Monday 8 February 2016

Alphabetical Discovery - Week A, Day Three: Absu



Absu - Photo

According to drummer and vocalist Sir Proscriptor McGovern, in an interview with mourningtheancient.com in 2008, there are three particular characteristics that a new 'prospect' (bandmember) must possess:

  1. They must be of Scotch, Irish, or Germanic descent
  2. Grasps a magic(k)al mind
  3. Thinks they can play faster, sufficiently better than King or Hanneman.
These qualties three encapsulate Absu's eccentric and intense music. Formed in Plano, Texas in 1991, 'with all the admiration and adoration for occult/alchemic(k)al sciences and Sumerian mythology', under the watchful eye of maniacal drum magician and vocal goblin Sir Proscriptor McGovern, Absu play a black-thrash at  a beyond break-neck speed.

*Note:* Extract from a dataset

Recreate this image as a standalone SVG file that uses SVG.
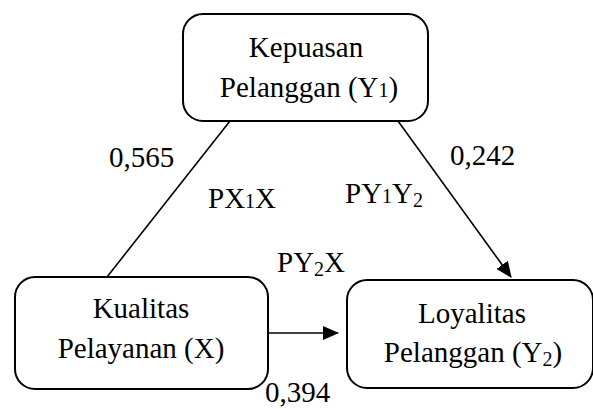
<svg xmlns="http://www.w3.org/2000/svg" width="593" height="409" viewBox="0 0 593 409">
<defs>
<marker id="ah" markerWidth="16" markerHeight="14" refX="15" refY="7" orient="auto" markerUnits="userSpaceOnUse">
<path d="M0,0 L16,7 L0,14 Z" fill="#000"/>
</marker>
<style>
.box{fill:#fff;stroke:#000;stroke-width:2}
.t{font-family:"Liberation Serif","Times New Roman",serif;font-size:29px;fill:#000}
.c{text-anchor:middle}
.ln{stroke:#000;stroke-width:1.6;fill:none}
</style>
</defs>
<g id="connectors">
<line class="ln" x1="230" y1="121" x2="107" y2="277"/>
<line class="ln" x1="398" y1="121" x2="511" y2="277" marker-end="url(#ah)"/>
<line class="ln" x1="268" y1="333" x2="338" y2="333" marker-end="url(#ah)"/>
</g>
<g id="kepuasan">
<rect class="box" x="183" y="14" width="245" height="107" rx="20"/>
<text class="t c" x="306" y="57">Kepuasan</text>
<text class="t c" x="309" y="97">Pelanggan (Y<tspan font-size="20">1</tspan>)</text>
</g>
<g id="kualitas">
<rect class="box" x="15" y="277" width="253" height="112" rx="20"/>
<text class="t c" x="141" y="318">Kualitas</text>
<text class="t c" x="141" y="358">Pelayanan (X)</text>
</g>
<g id="loyalitas">
<rect class="box" x="347" y="280" width="246" height="108" rx="20"/>
<text class="t c" x="472" y="323">Loyalitas</text>
<text class="t c" x="473" y="362">Pelanggan (Y<tspan font-size="20" dy="4">2</tspan><tspan dy="-4">)</tspan></text>
</g>
<g id="labels">
<text class="t" x="109" y="167">0,565</text>
<text class="t" x="450" y="165">0,242</text>
<text class="t" x="208" y="208">PX<tspan font-size="20">1</tspan>X</text>
<text class="t" x="345" y="203">PY<tspan font-size="20">1</tspan>Y<tspan font-size="20" dy="4">2</tspan></text>
<text class="t" x="277" y="272">PY<tspan font-size="20" dy="4">2</tspan><tspan dy="-4">X</tspan></text>
<text class="t" x="265" y="402">0,394</text>
</g>
</svg>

To not talk of Tara (2008) - Absu's fourth full-length and possibly one the greatest black-thrash albums  - would be a travesty. It's a relentlessly furious album that casts it's spellbinding ferocity from the opening drum roll and refuses to let up; the speed of the drums, the amount of memorable riffs and the speed of their progressions is staggering. It's the sound of a band possessed and consumed by ancient and mystical spells, a hyperactive, almost inhuman, group of individuals converting some ancient pagan madness into the extreme metal form. Moments of psychedelia (think The Grateful Dead playing at the speed of light) and jazz fusion (think Bill Cobham bewitched by the Courtly witches west of County Meath) lurk beneath the barrage of shill riffs and octopus-armed drumming. The band fittingly call their music 'Mythological Occult Metal', an eccentric label for an eccentric band. Thematically it's all rather bizarre with its niche choice subject; I've shamefully taken  McGovern's quote from Wikipedia, but it aptly summarises the album's niche concept: 

"The album is presented in a chronicled assembly dividing it into two phases: 'Ioldánach's            Pedagogy' and 'The Cythrául Klan's Scrutiny'. Certain goals and objectives were finally                    accomplished with 'Tara', through exploration of our ancestral attributes and channeling                   divisions of pure magic within our minds and souls"

Also, King Diamond features on the penultimate track of the album, what more could one want?